Because this current funk, slide, nose dive, whatever you want to call it, well shit– now you need to change your philosophy, an entire frame of mind, just about everything you have programmed yourself to do over the last four seasons.

All of a sudden it’s not about the technical aspects of the regular season, an 82 game stepping stone, where you put faith in your ability to bounce back after games you don’t get the breaks in. San Jose has had so many of those moments over the last four years and they’ve always managed to bounce back and go on to win the Pacific. Why? Because they’re a veteran team who understands that if you keep plugging away the bounces should go your way. Just keep plugging and you’ll be fine. Your talent, your system, your hard work is going to get you there.

But now you’re in a dogfight. Now you’re in a position where just plugging away isn’t good enough anymore. So you push things and you make mistakes and you always seemed to get burned and you never seem to be able to capitalize.
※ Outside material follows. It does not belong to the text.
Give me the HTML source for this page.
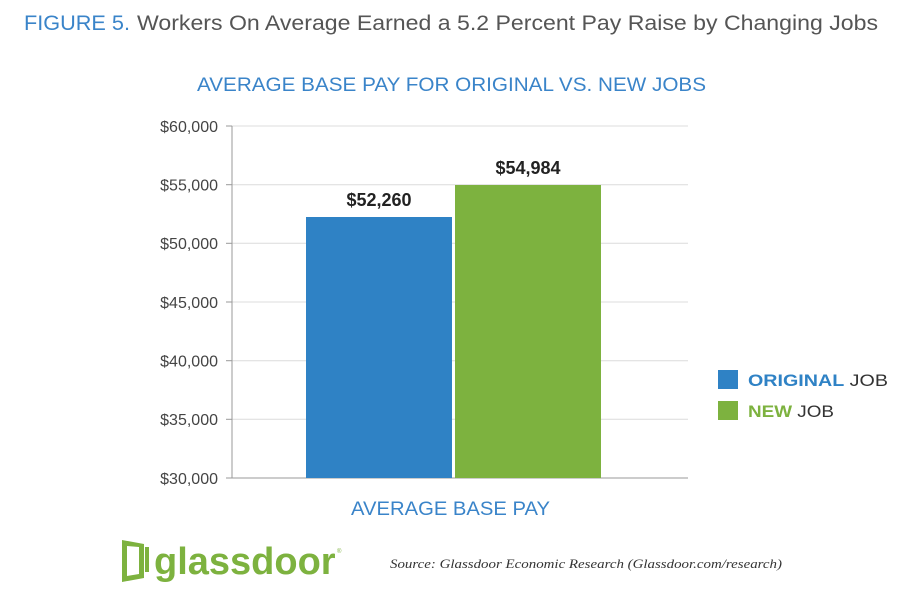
<!DOCTYPE html>
<html><head><style>
body{margin:0;width:917px;height:598px;background:#fff;font-family:"Liberation Sans",sans-serif;overflow:hidden}
</style></head><body>
<svg width="917" height="598" xmlns="http://www.w3.org/2000/svg" font-family="Liberation Sans, sans-serif">
<text x="24" y="30" font-size="21" fill="#3a84c9" textLength="106" lengthAdjust="spacingAndGlyphs">FIGURE 5.</text>
<text x="137" y="30" font-size="21" fill="#555" textLength="741" lengthAdjust="spacingAndGlyphs">Workers On Average Earned a 5.2 Percent Pay Raise by Changing Jobs</text>
<text x="197" y="91" font-size="19" fill="#3a84c9" textLength="509" lengthAdjust="spacingAndGlyphs">AVERAGE BASE PAY FOR ORIGINAL VS. NEW JOBS</text>
<g stroke="#dcdcdc" stroke-width="1">
<line x1="232" y1="126" x2="688" y2="126"/>
<line x1="232" y1="184.7" x2="688" y2="184.7"/>
<line x1="232" y1="243.3" x2="688" y2="243.3"/>
<line x1="232" y1="302" x2="688" y2="302"/>
<line x1="232" y1="360.7" x2="688" y2="360.7"/>
<line x1="232" y1="419.3" x2="688" y2="419.3"/>
</g>
<g stroke="#999" stroke-width="1">
<line x1="232" y1="126" x2="232" y2="478"/>
<line x1="226" y1="478" x2="688" y2="478"/>
<line x1="226" y1="126" x2="232" y2="126"/><line x1="226" y1="184.7" x2="232" y2="184.7"/><line x1="226" y1="243.3" x2="232" y2="243.3"/><line x1="226" y1="302" x2="232" y2="302"/><line x1="226" y1="360.7" x2="232" y2="360.7"/><line x1="226" y1="419.3" x2="232" y2="419.3"/>
</g>
<g font-size="16" fill="#444" text-anchor="end">
<text x="218" y="132">$60,000</text><text x="218" y="190.5">$55,000</text><text x="218" y="249">$50,000</text><text x="218" y="308">$45,000</text><text x="218" y="366.5">$40,000</text><text x="218" y="425">$35,000</text><text x="218" y="484">$30,000</text>
</g>
<rect x="306" y="217" width="146" height="261" fill="#2f82c5"/>
<rect x="455" y="185" width="146" height="293" fill="#7db23f"/>
<text x="379" y="206" font-size="18" font-weight="bold" fill="#222" text-anchor="middle">$52,260</text>
<text x="528" y="174" font-size="18" font-weight="bold" fill="#222" text-anchor="middle">$54,984</text>
<text x="351" y="515" font-size="19" fill="#3a84c9" textLength="199" lengthAdjust="spacingAndGlyphs">AVERAGE BASE PAY</text>
<rect x="718" y="370" width="20" height="19" fill="#2f82c5"/>
<rect x="718" y="401" width="20" height="19" fill="#7db23f"/>
<text x="748" y="386" font-size="17" fill="#333" textLength="140" lengthAdjust="spacingAndGlyphs"><tspan font-weight="bold" fill="#2f82c5">ORIGINAL</tspan> JOB</text>
<text x="748" y="417" font-size="17" fill="#333" textLength="86" lengthAdjust="spacingAndGlyphs"><tspan font-weight="bold" fill="#7db23f">NEW</tspan> JOB</text>
<path d="M122 540 L144 544 L144 578 L122 582 Z M127 546 L127 576 L139 574 L139 547 Z" fill="#7db23f" fill-rule="evenodd"/>
<rect x="145" y="547" width="4" height="25" fill="#7db23f"/>
<text x="154" y="574" font-size="38" font-weight="bold" fill="#7db23f">glassdoor</text>
<text x="337" y="553" font-size="6" fill="#7db23f">®</text>
<text x="390" y="568" font-size="13" font-style="italic" fill="#333" font-family="Liberation Serif, serif" textLength="392" lengthAdjust="spacingAndGlyphs">Source: Glassdoor Economic Research (Glassdoor.com/research)</text>
</svg>
</body></html>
So you push more and things end up sliding even further down the hill and it takes a herculean effort just to keep things where they are, let alone start the long trek up.

That is such a dramatic shift from where this team has been for so many years. Unbelievably dramatic. The Sharks have been a great playoff team the last two years, reaching two straight Western Conference Finals’. So it makes sense that they would be ready for this type of push to the playoffs when you look at it at face value.
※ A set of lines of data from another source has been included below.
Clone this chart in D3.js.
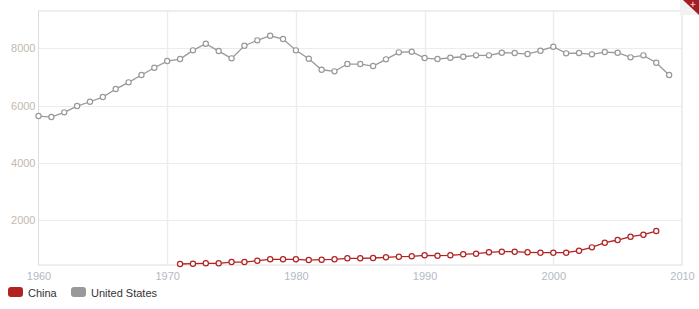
<!DOCTYPE html>
<html><head><meta charset="utf-8">
<script src="https://cdn.jsdelivr.net/npm/d3@7"></script>
<style>body{margin:0;background:#fff;}svg{display:block;font-family:"Liberation Sans",Arial,sans-serif;}</style>
</head><body>
<svg id="c" width="699" height="309"></svg>
<script>
const usYears = d3.range(1960, 2010);
const usValues = [5636,5601,5766,5986,6136,6301,6580,6815,7070,7325,7559,7629,7934,8164,7909,7654,8094,8283,8444,8329,7934,7640,7255,7199,7455,7455,7385,7619,7864,7885,7664,7629,7675,7710,7759,7759,7850,7839,7804,7920,8059,7829,7839,7794,7874,7850,7689,7759,7500,7070];
const cnYears = d3.range(1971, 2009);
const cnValues = [462,472,486,486,531,531,577,626,626,626,601,612,626,661,661,671,696,717,731,766,752,766,801,822,871,892,892,871,857,857,857,927,1045,1206,1301,1416,1486,1615];
const xTicks = [1960,1970,1980,1990,2000,2010];
const yTicks = [2000,4000,6000,8000];
const seriesNames = ["China","United States"];
const seriesColors = ["#b22222","#999999"];

const svg = d3.select("#c");
const L=38.5, R=682, T=11, B=265;
const x = d3.scaleLinear().domain([1960,2010]).range([L,R]);
const y = d3.scaleLinear().domain([427,9310]).range([B,T]);

svg.append("g").selectAll("line").data(yTicks).join("line")
  .attr("x1",L).attr("x2",R).attr("y1",d=>Math.round(y(d))+0.5).attr("y2",d=>Math.round(y(d))+0.5)
  .attr("stroke","#ececec");
svg.append("g").selectAll("line").data(xTicks.slice(1,-1)).join("line")
  .attr("y1",T).attr("y2",B).attr("x1",d=>Math.round(x(d))+0.5).attr("x2",d=>Math.round(x(d))+0.5)
  .attr("stroke","#ececec").attr("stroke-width",1.5);
svg.append("rect").attr("x",L).attr("y",T).attr("width",R-L).attr("height",B-T)
  .attr("fill","none").attr("stroke","#dddddd");

const yAxis = d3.axisLeft(y).tickValues(yTicks).tickSize(0).tickPadding(3).tickFormat(d3.format("d"));
const gy = svg.append("g").attr("transform",`translate(${L},0)`).call(yAxis);
gy.select(".domain").remove();
gy.selectAll("text").attr("fill","#c4b9ae").attr("font-size","11px").attr("font-family","Liberation Sans, Arial");
const xAxis = d3.axisBottom(x).tickValues(xTicks).tickSize(0).tickPadding(7).tickFormat(d3.format("d"));
const gx = svg.append("g").attr("transform",`translate(0,${B})`).call(xAxis);
gx.select(".domain").remove();
gx.selectAll("text").attr("fill","#b4b9c4").attr("font-size","11px").attr("font-family","Liberation Sans, Arial");

const line = d3.line().x(d=>x(d[0])).y(d=>y(d[1]));
function drawSeries(years, vals, color){
  const data = years.map((yr,i)=>[yr,vals[i]]);
  svg.append("path").datum(data).attr("d",line).attr("fill","none").attr("stroke",color).attr("stroke-width",1.3);
  svg.append("g").selectAll("circle").data(data).join("circle")
    .attr("cx",d=>x(d[0])).attr("cy",d=>y(d[1])).attr("r",2.6)
    .attr("fill","#fff").attr("stroke",color).attr("stroke-width",1.2);
}
drawSeries(usYears, usValues, seriesColors[1]);
drawSeries(cnYears, cnValues, seriesColors[0]);

const lg = svg.append("g");
const lx = [8, 71];
seriesNames.forEach((n,i)=>{
  lg.append("rect").attr("x",lx[i]).attr("y",287).attr("width",15).attr("height",10).attr("rx",3).attr("fill",seriesColors[i]);
  lg.append("text").attr("x",lx[i]+20).attr("y",297).attr("font-size","11px").attr("fill","#333").text(n);
});

svg.append("rect").attr("x",680).attr("y",0).attr("width",19).attr("height",15).attr("fill","#f2f2f2");
svg.append("path").attr("d","M683,0 L699,0 L699,15 Z").attr("fill","#a51d24");
svg.append("text").attr("x",693).attr("y",7).attr("font-size","7px").attr("fill","#fff").attr("text-anchor","middle").attr("transform","rotate(45,693,5)").text("✕");
</script>
</body></html>
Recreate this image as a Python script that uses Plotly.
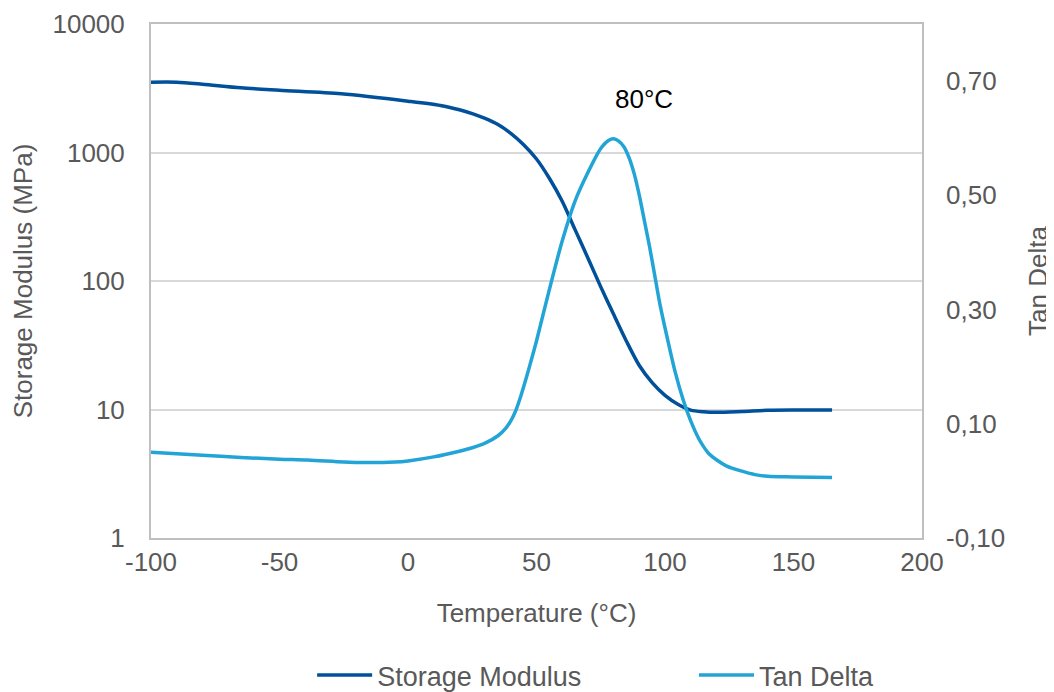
import plotly.graph_objects as go

# Storage modulus (MPa), log axis
sm_temp = [-100, -90, -80, -65, -50, -26, 0, 12.6, 20, 25, 30, 35, 40, 45, 50, 55, 60, 65, 70,
           75, 80, 85, 90, 95, 100, 105, 110, 115, 120, 130, 140, 150, 165]
sm_value = [3525, 3525, 3400, 3185, 3050, 2865, 2510, 2323, 2150, 2010, 1840, 1650, 1410, 1150, 890, 630,
            417, 251, 151, 90, 55, 34, 22, 16.2, 12.9, 11.0, 9.9, 9.6, 9.5, 9.65, 9.85, 9.9, 9.9]

# Tan delta
td_temp = [-100, -80, -65, -50, -39, -25, -17, -5, 0, 10, 20, 25, 30, 35, 38, 40, 42, 44, 46, 48, 50, 55,
           60, 65, 70, 75, 78, 80, 82, 84, 86, 88, 90, 92, 94, 96, 98, 101, 104, 107, 110, 113, 115, 117,
           120, 124, 130, 135, 140, 150, 165]
td_value = [0.050, 0.045, 0.041, 0.038, 0.0365, 0.033, 0.032, 0.033, 0.035, 0.042, 0.052, 0.058, 0.066,
            0.079, 0.092, 0.105, 0.124, 0.150, 0.180, 0.212, 0.245, 0.335, 0.420, 0.490, 0.540, 0.582,
            0.596, 0.599, 0.595, 0.585, 0.566, 0.538, 0.500, 0.455, 0.410, 0.360, 0.310, 0.248, 0.190,
            0.143, 0.105, 0.075, 0.060, 0.048, 0.037, 0.026, 0.017, 0.011, 0.008, 0.007, 0.006]

x_ticks = [-100, -50, 0, 50, 100, 150, 200]
x_labels = ["-100", "-50", "0", "50", "100", "150", "200"]
y_ticks = [1, 10, 100, 1000, 10000]
y_labels = ["1", "10", "100", "1000", "10000"]
y2_ticks = [-0.10, 0.10, 0.30, 0.50, 0.70]
y2_labels = ["-0,10", "0,10", "0,30", "0,50", "0,70"]

FONT = "Liberation Sans, Arial, sans-serif"
GREY = "#595959"
FS = 26

fig = go.Figure()
fig.add_trace(go.Scatter(x=sm_temp, y=sm_value, mode="lines", name="Storage Modulus", legend="legend",
                         line=dict(color="#00509A", width=3.5, shape="spline", smoothing=0.8)))
fig.add_trace(go.Scatter(x=td_temp, y=td_value, mode="lines", name="Tan Delta", yaxis="y2", legend="legend2",
                         line=dict(color="#22A4D6", width=3.5, shape="spline", smoothing=0.8)))

fig.add_annotation(x=92, y=0.668, xref="x", yref="y2", text="80°C", showarrow=False,
                   font=dict(family=FONT, size=FS, color="black"))

leg_common = dict(orientation="h", xanchor="left", y=-0.2197, yanchor="top",
                  font=dict(size=27, color=GREY), itemwidth=55, bgcolor="rgba(0,0,0,0)")

fig.update_layout(
    width=1054, height=692,
    margin=dict(l=143, r=140, t=16, b=162, autoexpand=False),
    paper_bgcolor="white", plot_bgcolor="white",
    font=dict(family=FONT, size=FS, color=GREY),
    xaxis=dict(range=[-100, 200], tickvals=x_ticks, ticktext=x_labels, showgrid=False, zeroline=False,
               showline=True, linecolor="#BFBFBF", linewidth=2, mirror=True, ticks="",
               ticklabelstandoff=0, automargin=False,
               title=dict(text="Temperature (°C)", standoff=28, font=dict(size=FS, color=GREY)),
               tickfont=dict(size=FS, color=GREY)),
    yaxis=dict(type="log", range=[0, 4], tickvals=y_ticks, ticktext=y_labels,
               showgrid=True, gridcolor="#D9D9D9", gridwidth=2, zeroline=False,
               showline=True, linecolor="#BFBFBF", linewidth=2, mirror=True, ticks="",
               ticklabelstandoff=19, automargin=False,
               title=dict(text="Storage Modulus (MPa)", standoff=20, font=dict(size=FS, color=GREY)),
               tickfont=dict(size=FS, color=GREY)),
    yaxis2=dict(overlaying="y", side="right", range=[-0.1, 0.8], tickvals=y2_ticks, ticktext=y2_labels,
                showgrid=False, zeroline=False, ticks="", ticklabelstandoff=23, automargin=False,
                title=dict(text="Tan Delta", standoff=24, font=dict(size=FS, color=GREY)),
                tickfont=dict(size=FS, color=GREY)),
    legend=dict(x=0.209, **leg_common),
    legend2=dict(x=0.7043, **leg_common),
    showlegend=True,
)

fig.write_html("out.html")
But the fact remains that this is the regular season. And I think that’s a big key here. Hockey is hockey, you play the same game. I get that. But in the postseason you match up for one team for a seven game set. Travel is point A to point B and back to Point A again. You study one team, you play one team, you generally key in on one matchup as an individual. You are dialed in. No matter how many times you’ll hear (and we’ll say) “this is the playoffs”, it’s not. It’s completely different.
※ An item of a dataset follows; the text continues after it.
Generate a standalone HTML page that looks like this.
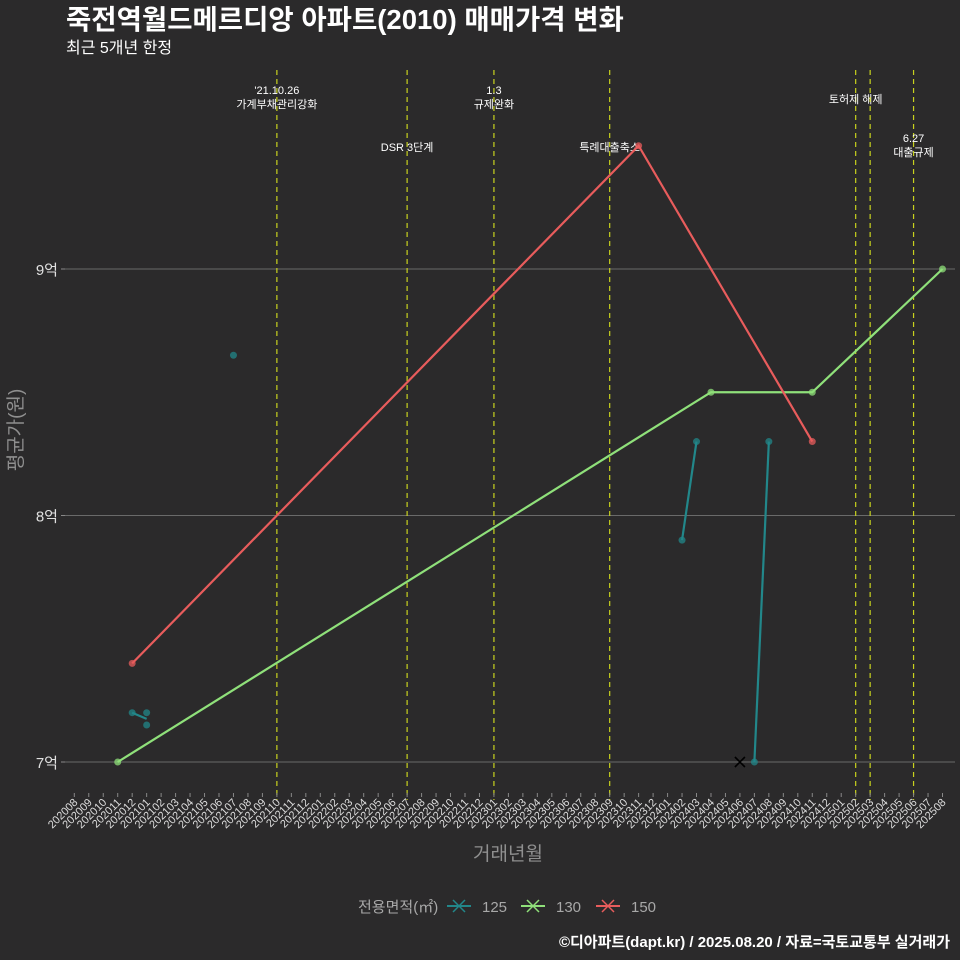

For the last four years in March San Jose was able to tinker with ice time, lineups, health, systems, set plays, zone entries, and all other manner of tweaks and combinations. They were able to focus on the big picture, the end goal. These games in March meant preparing to be at your best in the postseason, not killing yourself to find a win just to live another day and have to do it all over again the next night.

But now they have to do just that. They are now in a place that they have never been in before during the regular season. And that means the approach in March this team is accustomed to will have to change dramatically. It is a huge change in philosophy.

Only time will tell if that’s a positive or a negative.

Tonight isn’t about talent. The last 29 games have been about talent, about hard work, about outchancing your opponents and outplaying them for the majority of the game.

Tonight is about literally willing yourself to win because at the end of the day that is the only thing that you have left to turn to.

There is no room left to rely on anything else.

Prediction: Sharks grind out a 3-2 victory while getting outchanced and all that matters is the two points. Goals by Pavelski, Braun, and Winnik.